Australia's delegation will be led by Foreign Minister Penny Wong who has numerous engagements about the conflict in the Middle East and will be promoting a two-state solution.

"The United Nations is where the world comes together to agree and uphold the rules," she said in a statement.

"Australia will be using this week to press the need to for all countries to uphold these laws and norms, including the adherence to the international humanitarian law and the protection of civilians and aid workers."

Whether the conference takes even a first step toward the future remains to be seen. 

"Leaders must ask themselves whether this will be yet another meeting where they simply talk about greater co-operation and consensus, or whether they will show the imagination and conviction to actually forge it," said Agnès Callamard, the secretary-general of Amnesty International.

"If they miss this opportunity, I shudder to think of the consequences. Our collective future is at stake."

More than 130 presidents, prime ministers and monarchs are slated to speak along with dozens of ministers, and the issues at the summit are expected to dominate their speeches and private meetings, especially the wars in Gaza, Ukraine and Sudan and the growing possibility of a wider Mideast war.
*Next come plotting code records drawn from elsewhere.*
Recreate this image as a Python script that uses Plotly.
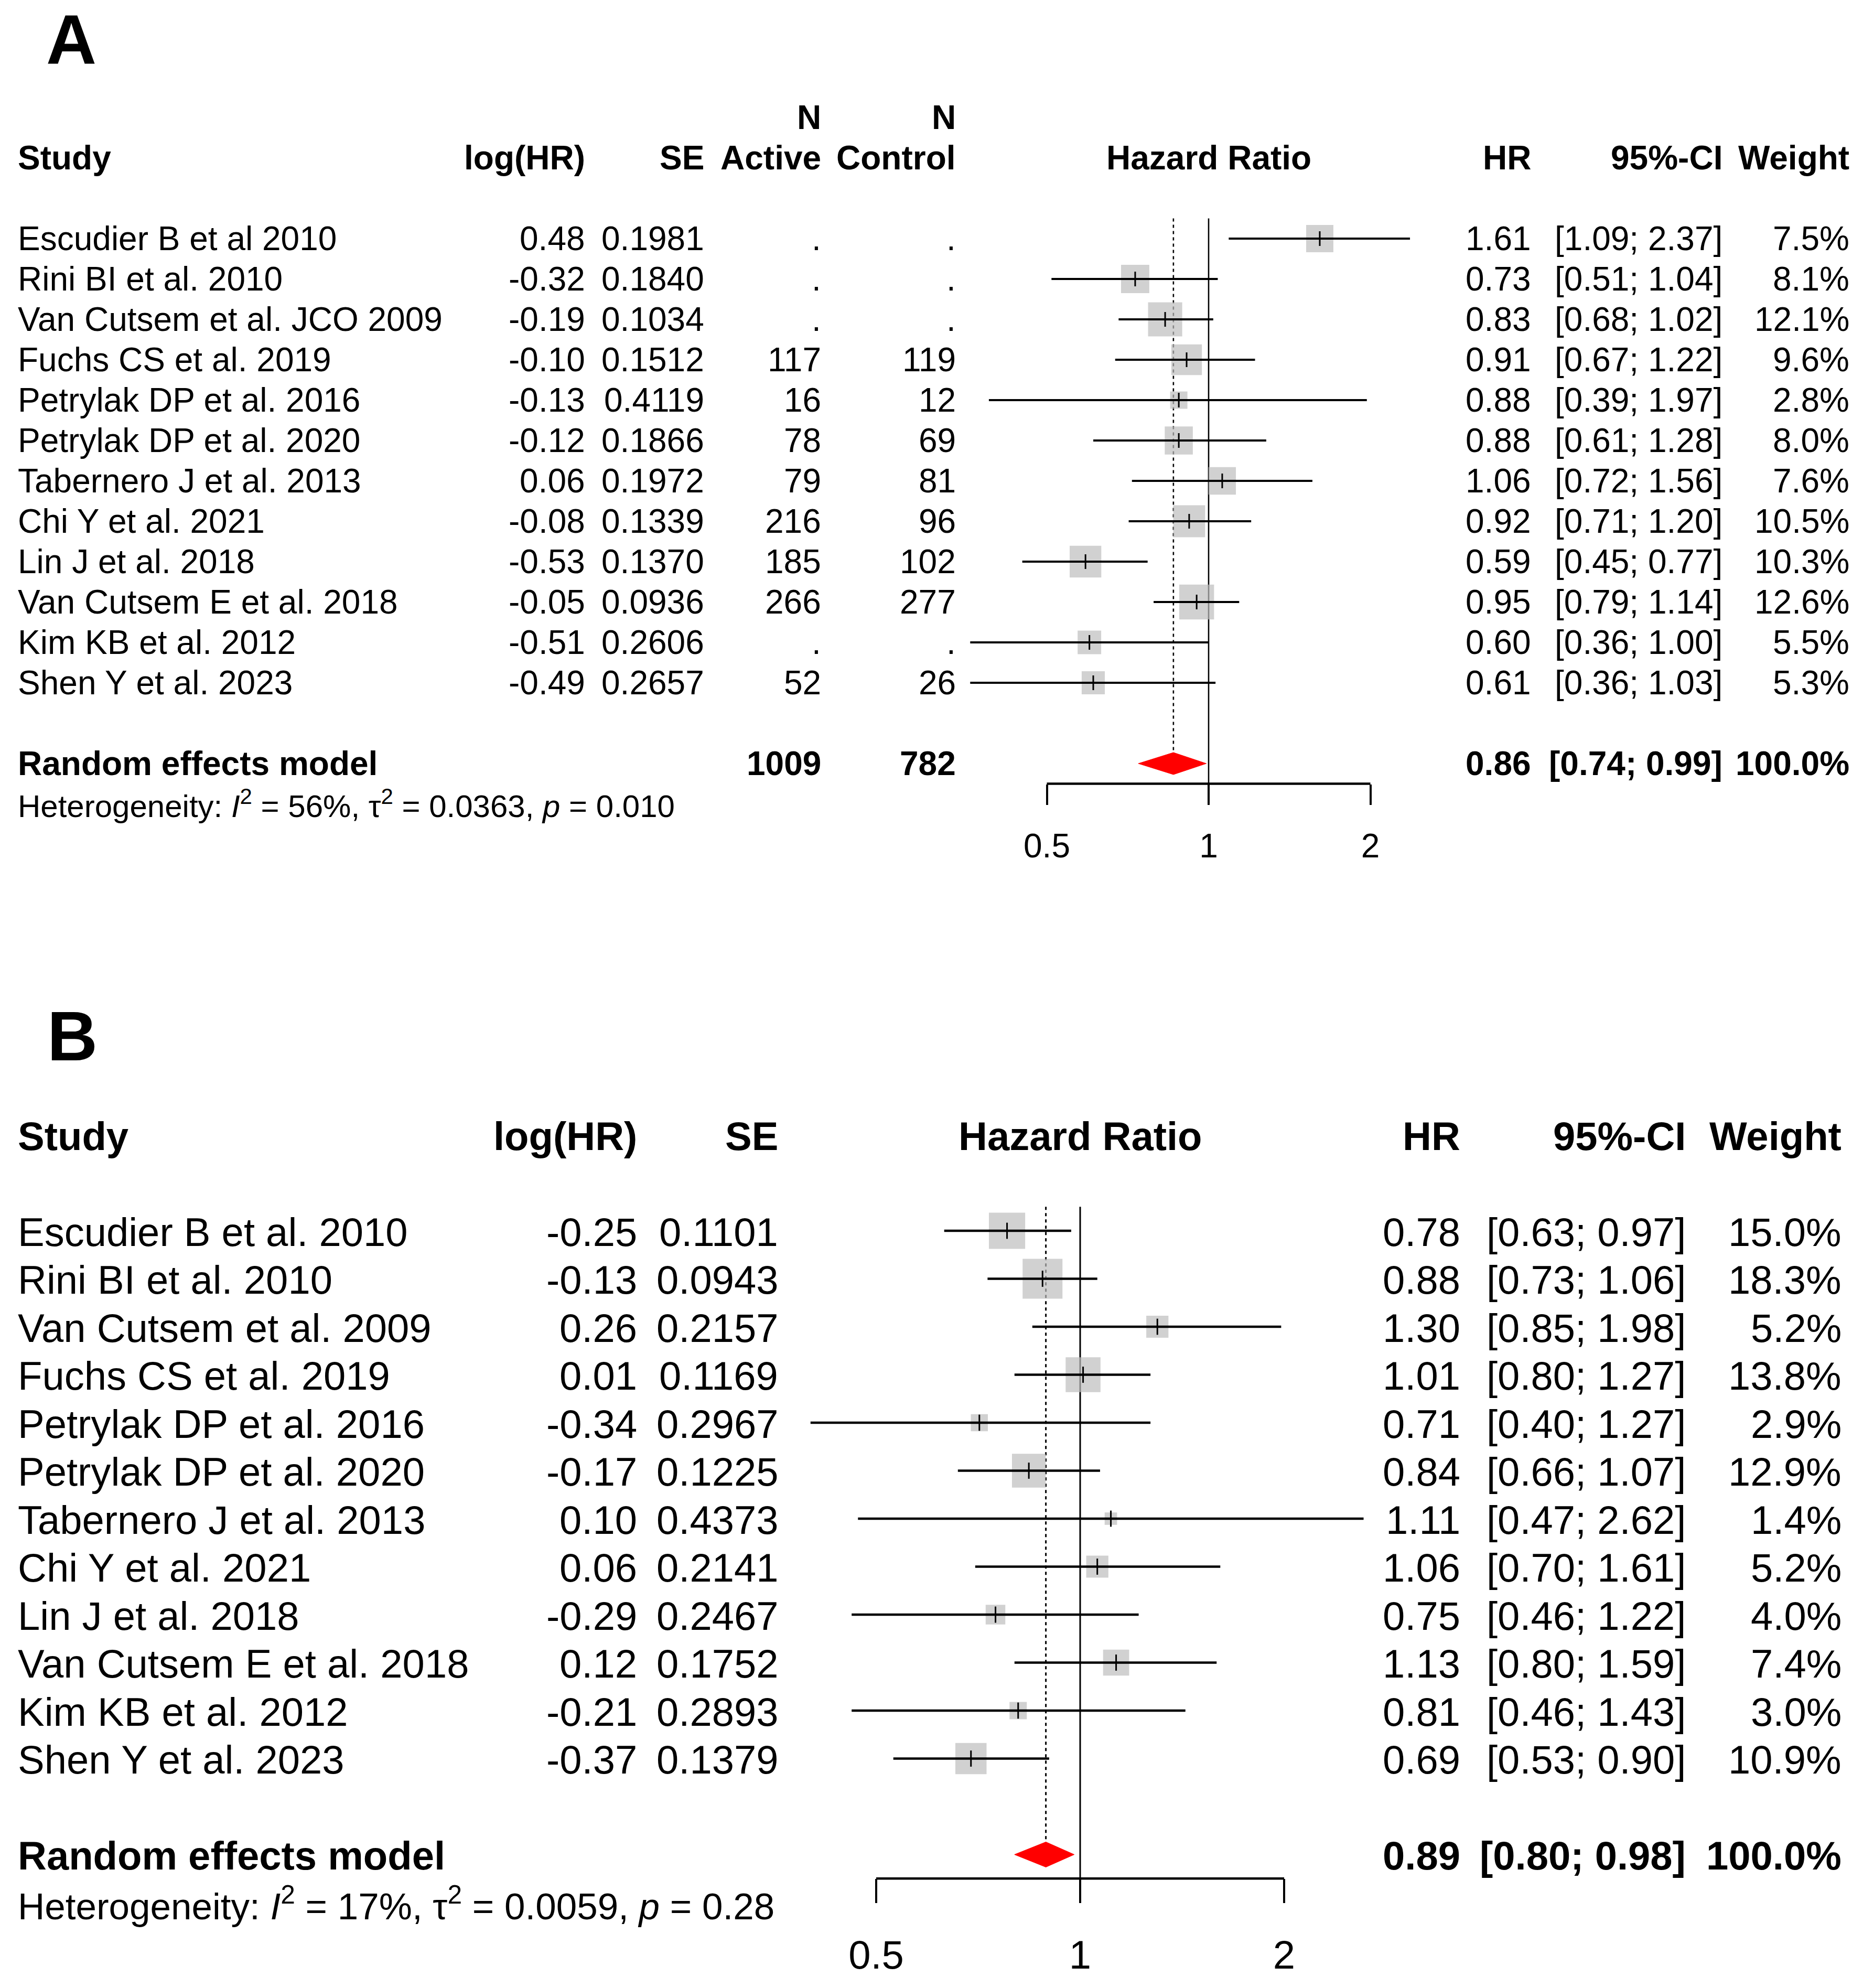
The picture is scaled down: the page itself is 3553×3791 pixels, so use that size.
import math
import plotly.graph_objects as go

W, H = 3553, 3791
FONT = "Liberation Sans, Arial, Helvetica, sans-serif"

# ---------------- Panel A data ----------------
a_studies = ["Escudier B et al 2010", "Rini BI et al. 2010", "Van Cutsem et al. JCO 2009",
             "Fuchs CS et al. 2019", "Petrylak DP et al. 2016", "Petrylak DP et al. 2020",
             "Tabernero J et al. 2013", "Chi Y et al. 2021", "Lin J et al. 2018",
             "Van Cutsem E et al. 2018", "Kim KB et al. 2012", "Shen Y et al. 2023"]
a_loghr = [0.48, -0.32, -0.19, -0.10, -0.13, -0.12, 0.06, -0.08, -0.53, -0.05, -0.51, -0.49]
a_se = [0.1981, 0.1840, 0.1034, 0.1512, 0.4119, 0.1866, 0.1972, 0.1339, 0.1370, 0.0936, 0.2606, 0.2657]
a_n_active = [None, None, None, 117, 16, 78, 79, 216, 185, 266, None, 52]
a_n_control = [None, None, None, 119, 12, 69, 81, 96, 102, 277, None, 26]
a_hr = [1.61, 0.73, 0.83, 0.91, 0.88, 0.88, 1.06, 0.92, 0.59, 0.95, 0.60, 0.61]
a_lo = [1.09, 0.51, 0.68, 0.67, 0.39, 0.61, 0.72, 0.71, 0.45, 0.79, 0.36, 0.36]
a_hi = [2.37, 1.04, 1.02, 1.22, 1.97, 1.28, 1.56, 1.20, 0.77, 1.14, 1.00, 1.03]
a_weight = [7.5, 8.1, 12.1, 9.6, 2.8, 8.0, 7.6, 10.5, 10.3, 12.6, 5.5, 5.3]
a_pooled = [0.86, 0.74, 0.99]          # HR, lower, upper
a_pooled_n = [1009, 782]               # N active, N control
a_het = ["56%", "0.0363", "0.010"]     # I^2, tau^2, p

# ---------------- Panel B data ----------------
b_studies = ["Escudier B et al. 2010", "Rini BI et al. 2010", "Van Cutsem et al. 2009",
             "Fuchs CS et al. 2019", "Petrylak DP et al. 2016", "Petrylak DP et al. 2020",
             "Tabernero J et al. 2013", "Chi Y et al. 2021", "Lin J et al. 2018",
             "Van Cutsem E et al. 2018", "Kim KB et al. 2012", "Shen Y et al. 2023"]
b_loghr = [-0.25, -0.13, 0.26, 0.01, -0.34, -0.17, 0.10, 0.06, -0.29, 0.12, -0.21, -0.37]
b_se = [0.1101, 0.0943, 0.2157, 0.1169, 0.2967, 0.1225, 0.4373, 0.2141, 0.2467, 0.1752, 0.2893, 0.1379]
b_hr = [0.78, 0.88, 1.30, 1.01, 0.71, 0.84, 1.11, 1.06, 0.75, 1.13, 0.81, 0.69]
b_lo = [0.63, 0.73, 0.85, 0.80, 0.40, 0.66, 0.47, 0.70, 0.46, 0.80, 0.46, 0.53]
b_hi = [0.97, 1.06, 1.98, 1.27, 1.27, 1.07, 2.62, 1.61, 1.22, 1.59, 1.43, 0.90]
b_weight = [15.0, 18.3, 5.2, 13.8, 2.9, 12.9, 1.4, 5.2, 4.0, 7.4, 3.0, 10.9]
b_pooled = [0.89, 0.80, 0.98]
b_het = ["17%", "0.0059", "0.28"]

tick_vals = [0.5, 1, 2]
tick_text = ["0.5", "1", "2"]

# ---------------- layout geometry (pixels) ----------------
geomA = dict(row0=455, dy=77.0, x1=2305, per2=308.5, fs=64, ydom=(0.5, 1.0),
             cols=dict(study=32, loghr=1118, se=1345, nact=1568, nctl=1825,
                       hr=2922, ci=3287, w=3529),
             sq_k=17.8, sq_c=3.2, dia_h=21, label="A", label_x=86, label_y=76,
             ticklen=39, standoff=24, ciw=4.0, refw=2.6, tick=20, yshift=0)
geomB = dict(row0=2347, dy=91.5, x1=2060, per2=389.0, fs=76, ydom=(0.0, 0.5),
             cols=dict(study=32, loghr=1217, se=1486, hr=2787, ci=3217, w=3514),
             sq_k=16.9, sq_c=3.7, dia_h=24, label="B", label_x=88, label_y=1976,
             ticklen=46, standoff=34, ciw=4.6, refw=3.0, tick=22, yshift=-2)

fig = go.Figure()


def add_panel(sfx, g, studies, loghr, se, hr, lo, hi, weight, pooled, het,
              n_active=None, n_control=None, pooled_n=None):
    xa = "x" + sfx
    ya = "y" + sfx
    yref = "y" + sfx
    fs = g["fs"]
    n = len(studies)
    rows = list(range(n))
    r_pool = n + 1
    r_het = n + 2
    r_axis = n + 1.5
    r_tick = n + 2
    h = g["dia_h"] / g["dy"]

    # reference line at HR = 1 and dotted line at pooled estimate
    fig.add_trace(go.Scatter(x=[1, 1], y=[-0.5, r_tick], mode="lines",
                             line=dict(color="black", width=g["refw"]),
                             xaxis=xa, yaxis=ya, showlegend=False, hoverinfo="skip"))
    fig.add_trace(go.Scatter(x=[pooled[0], pooled[0]], y=[-0.5, r_pool - h], mode="lines",
                             line=dict(color="black", width=g["refw"], dash="6px,6px"),
                             xaxis=xa, yaxis=ya, showlegend=False, hoverinfo="skip"))
    # weight squares
    sizes = [g["sq_k"] * math.sqrt(w) + g["sq_c"] for w in weight]
    fig.add_trace(go.Scatter(x=hr, y=rows, mode="markers",
                             marker=dict(symbol="square", size=sizes, color="#BEBEBE",
                                         line=dict(width=0)),
                             xaxis=xa, yaxis=ya, showlegend=False, hoverinfo="skip"))
    # confidence intervals
    cx, cy = [], []
    for r, l, u in zip(rows, lo, hi):
        cx += [l, u, None]
        cy += [r, r, None]
    fig.add_trace(go.Scatter(x=cx, y=cy, mode="lines",
                             line=dict(color="black", width=g["ciw"]),
                             xaxis=xa, yaxis=ya, showlegend=False, hoverinfo="skip"))
    # point estimate ticks
    fig.add_trace(go.Scatter(x=hr, y=rows, mode="markers",
                             marker=dict(symbol="line-ns", size=g["tick"], color="black",
                                         line=dict(color="black", width=3)),
                             xaxis=xa, yaxis=ya, showlegend=False, hoverinfo="skip"))
    # pooled diamond
    fig.add_trace(go.Scatter(x=[pooled[1], pooled[0], pooled[2], pooled[0], pooled[1]],
                             y=[r_pool, r_pool - h, r_pool, r_pool + h, r_pool],
                             mode="lines", fill="toself", fillcolor="#FF0000",
                             line=dict(color="#FF0000", width=1),
                             xaxis=xa, yaxis=ya, showlegend=False, hoverinfo="skip"))
    # x axis baseline between first and last tick
    fig.add_trace(go.Scatter(x=[tick_vals[0], tick_vals[-1]], y=[r_axis, r_axis], mode="lines",
                             line=dict(color="black", width=4.5),
                             xaxis=xa, yaxis=ya, showlegend=False, hoverinfo="skip"))

    def txt(xp, row, text, anchor, bold=False, size=None):
        fig.add_annotation(x=xp / W, xref="paper", y=row, yref=yref,
                           text=("<b>%s</b>" % text) if bold else text,
                           showarrow=False, xanchor=anchor, yanchor="middle",
                           yshift=g["yshift"],
                           font=dict(family=FONT, size=size or fs, color="black"))

    c = g["cols"]
    x1 = g["x1"]
    # headers
    txt(c["study"], -2, "Study", "left", True)
    txt(c["loghr"], -2, "log(HR)", "right", True)
    txt(c["se"], -2, "SE", "right", True)
    if n_active is not None:
        txt(c["nact"], -3, "N", "right", True)
        txt(c["nctl"], -3, "N", "right", True)
        txt(c["nact"], -2, "Active", "right", True)
        txt(c["nctl"], -2, "Control", "right", True)
    txt(x1, -2, "Hazard Ratio", "center", True)
    txt(c["hr"], -2, "HR", "right", True)
    txt(c["ci"], -2, "95%-CI", "right", True)
    txt(c["w"], -2, "Weight", "right", True)

    # study rows
    for i in range(n):
        txt(c["study"], i, studies[i], "left")
        txt(c["loghr"], i, "%.2f" % loghr[i], "right")
        txt(c["se"], i, "%.4f" % se[i], "right")
        if n_active is not None:
            txt(c["nact"], i, "." if n_active[i] is None else str(n_active[i]), "right")
            txt(c["nctl"], i, "." if n_control[i] is None else str(n_control[i]), "right")
        txt(c["hr"], i, "%.2f" % hr[i], "right")
        txt(c["ci"], i, "[%.2f; %.2f]" % (lo[i], hi[i]), "right")
        txt(c["w"], i, "%.1f%%" % weight[i], "right")

    # pooled row
    txt(c["study"], r_pool, "Random effects model", "left", True)
    if pooled_n is not None:
        txt(c["nact"], r_pool, str(pooled_n[0]), "right", True)
        txt(c["nctl"], r_pool, str(pooled_n[1]), "right", True)
    txt(c["hr"], r_pool, "%.2f" % pooled[0], "right", True)
    txt(c["ci"], r_pool, "[%.2f; %.2f]" % (pooled[1], pooled[2]), "right", True)
    txt(c["w"], r_pool, "100.0%", "right", True)
    txt(c["study"], r_het,
        "Heterogeneity: <i>I</i><sup>2</sup> = %s, \u03c4<sup>2</sup> = %s, <i>p</i> = %s"
        % (het[0], het[1], het[2]), "left", size=round(fs * 0.94))

    # panel label
    fig.add_annotation(x=g["label_x"] / W, xref="paper",
                       y=(g["label_y"] - g["row0"]) / g["dy"], yref=yref,
                       text="<b>%s</b>" % g["label"], showarrow=False,
                       xanchor="left", yanchor="middle",
                       font=dict(family=FONT, size=133, color="black"))

    # axes
    l2 = math.log10(2)
    xr = [(0 - x1) / g["per2"] * l2, (W - x1) / g["per2"] * l2]
    top_px = (1 - g["ydom"][1]) * H
    bot_px = (1 - g["ydom"][0]) * H
    yr = [(bot_px - g["row0"]) / g["dy"], (top_px - g["row0"]) / g["dy"]]
    axis_pos = 1 - (g["row0"] + r_axis * g["dy"]) / H
    xname = "xaxis" + sfx
    yname = "yaxis" + sfx
    fig.update_layout(**{
        xname: dict(type="log", domain=[0, 1], range=xr, anchor="free", position=axis_pos,
                    showgrid=False, zeroline=False, showline=False,
                    tickmode="array", tickvals=tick_vals, ticktext=tick_text,
                    ticks="outside", ticklen=g["ticklen"], tickwidth=3.5, tickcolor="black",
                    ticklabelstandoff=g["standoff"],
                    tickfont=dict(family=FONT, size=fs, color="black"), fixedrange=True),
        yname: dict(domain=list(g["ydom"]), range=yr, visible=False, fixedrange=True),
    })


add_panel("", geomA, a_studies, a_loghr, a_se, a_hr, a_lo, a_hi, a_weight, a_pooled, a_het,
          n_active=a_n_active, n_control=a_n_control, pooled_n=a_pooled_n)
add_panel("2", geomB, b_studies, b_loghr, b_se, b_hr, b_lo, b_hi, b_weight, b_pooled, b_het)

fig.update_layout(width=W, height=H, margin=dict(l=0, r=0, t=0, b=0),
                  paper_bgcolor="white", plot_bgcolor="rgba(0,0,0,0)",
                  showlegend=False, font=dict(family=FONT, color="black"))

fig.write_html("out.html", config={"displayModeBar": False},
               post_script="document.body.style.margin='0px';document.body.style.padding='0px';")
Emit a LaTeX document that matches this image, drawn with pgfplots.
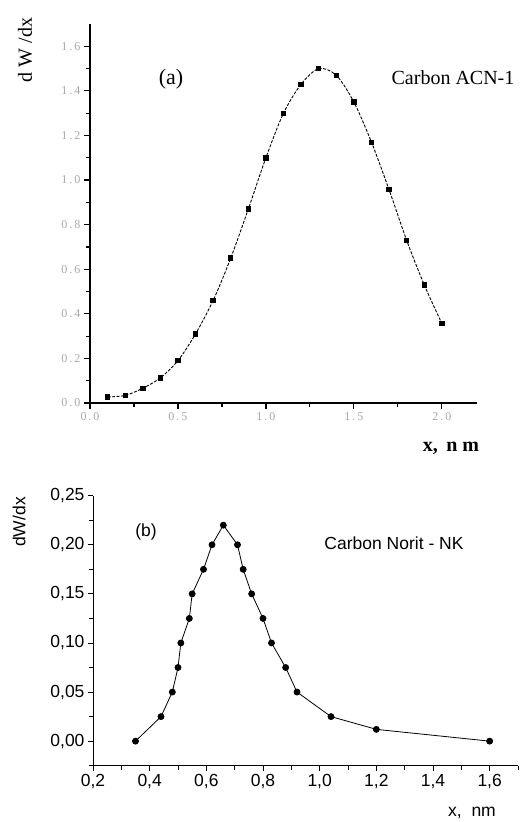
\documentclass[border=0pt]{standalone}
\usepackage{fontspec}
\setmainfont{Liberation Serif}
\newfontfamily\arial{Liberation Sans}
\usepackage{pgfplots}
\pgfplotsset{compat=1.18}
\definecolor{TickGray}{HTML}{A8A8A8}
\begin{document}
\begin{tikzpicture}
\useasboundingbox (0pt,0pt) rectangle (529pt,822pt);
% (a) Carbon ACN-1
\begin{axis}[
  at={(90pt,419pt)}, anchor=south west,
  scale only axis, width=387pt, height=379pt,
  xmin=0, xmax=2.2, ymin=0, ymax=1.7,
  axis lines=left,
  axis line style={-, line width=1.5pt},
  xtick={0,0.5,1.0,1.5,2.0},
  xticklabels={0\,.\,0,0\,.\,5,1\,.\,0,1\,.\,5,2\,.\,0},
  minor xtick={0.25,0.75,1.25,1.75},
  ytick={0,0.2,0.4,0.6,0.8,1.0,1.2,1.4,1.6},
  yticklabels={0\,.\,0,0\,.\,2,0\,.\,4,0\,.\,6,0\,.\,8,1\,.\,0,1\,.\,2,1\,.\,4,1\,.\,6},
  minor ytick={0.1,0.3,0.5,0.7,0.9,1.1,1.3,1.5},
  tick align=outside,
  major tick length=6pt, minor tick length=4pt,
  tick style={black, line width=1.2pt},
  tick label style={font=\fontsize{12}{14}\selectfont, text=TickGray},
  clip=false,
]
\addplot[black, line width=0.9pt, smooth, dash pattern=on 3pt off 1.5pt,
  mark=square*, mark size=2.2pt, mark options={solid}] coordinates {
  (0.1,0.027) (0.2,0.034) (0.3,0.066) (0.4,0.113) (0.5,0.19)
  (0.6,0.31) (0.7,0.46) (0.8,0.65) (0.9,0.87) (1.0,1.10)
  (1.1,1.30) (1.2,1.43) (1.3,1.50) (1.4,1.47) (1.5,1.35)
  (1.6,1.17) (1.7,0.957) (1.8,0.73) (1.9,0.53) (2.0,0.357)
};
\end{axis}
\node[rotate=90, font=\fontsize{20}{22}\selectfont] at (25pt,772pt) {d W /dx};
\node[font=\fontsize{20}{22}\selectfont\bfseries] at (451pt,374pt) {x,\, n m};
\node[font=\fontsize{22}{24}\selectfont] at (171pt,743pt) {(a)};
\node[font=\fontsize{20}{22}\selectfont] at (453pt,744pt) {Carbon ACN-1};
% (b) Carbon Norit - NK
\begin{axis}[
  at={(93pt,56.3pt)}, anchor=south west,
  scale only axis, width=425pt, height=270pt,
  xmin=0.2, xmax=1.7, ymin=-0.025, ymax=0.25,
  axis lines=left,
  axis line style={-, line width=0.8pt},
  xtick={0.2,0.4,0.6,0.8,1.0,1.2,1.4,1.6},
  xticklabels={{0,2},{0,4},{0,6},{0,8},{1,0},{1,2},{1,4},{1,6}},
  minor xtick={0.3,0.5,0.7,0.9,1.1,1.3,1.5,1.7},
  ytick={0,0.05,0.1,0.15,0.2,0.25},
  yticklabels={{0,00},{0,05},{0,10},{0,15},{0,20},{0,25}},
  minor ytick={-0.025,0.025,0.075,0.125,0.175,0.225},
  tick align=outside,
  major tick length=5pt, minor tick length=4pt,
  tick style={black, line width=0.8pt},
  tick label style={font=\fontsize{17.5}{20}\selectfont\arial, text=black},
  clip=false,
]
\addplot[black, line width=0.8pt, mark=*, mark size=3pt] coordinates {
  (0.35,0) (0.44,0.025) (0.48,0.05) (0.50,0.075) (0.51,0.10)
  (0.54,0.125) (0.55,0.15) (0.59,0.175) (0.62,0.20) (0.66,0.22)
  (0.71,0.20) (0.73,0.175) (0.76,0.15) (0.80,0.125) (0.83,0.10)
  (0.88,0.075) (0.92,0.05) (1.04,0.025) (1.20,0.012) (1.60,0)
};
\end{axis}
\node[rotate=90, font=\fontsize{17.5}{20}\selectfont\arial] at (19pt,300pt) {dW/dx};
\node[font=\fontsize{17.5}{20}\selectfont\arial] at (472pt,9pt) {x,\ \ nm};
\node[font=\fontsize{17.5}{20}\selectfont\arial] at (146pt,290pt) {(b)};
\node[font=\fontsize{17.5}{20}\selectfont\arial] at (394pt,279pt) {Carbon Norit - NK};
\end{tikzpicture}
\end{document}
"There is going to be a rather obvious gap between the Summit of the Future, with its focus on expanding international co-operation, and the reality that the UN is failing in Gaza, Ukraine and Sudan," said Richard Gowan, UN director for the International Crisis Group.

"Those three wars will be top topics of attention for most of the week."

US Ambassador Linda Thomas-Greenfield says the US focus at the UN meetings will be on ending "the scourge of war". 

Last September, the war in Ukraine and its president, Volodymyr Zelenskiy, took centre stage at the global gathering.

But as the first anniversary of Hamas' deadly attack in southern Israel approaches on October 7, the spotlight is certain to be on the war in Gaza and escalating violence across the Israeli-Lebanon border, which is now threatening to spread to the wider Middle East.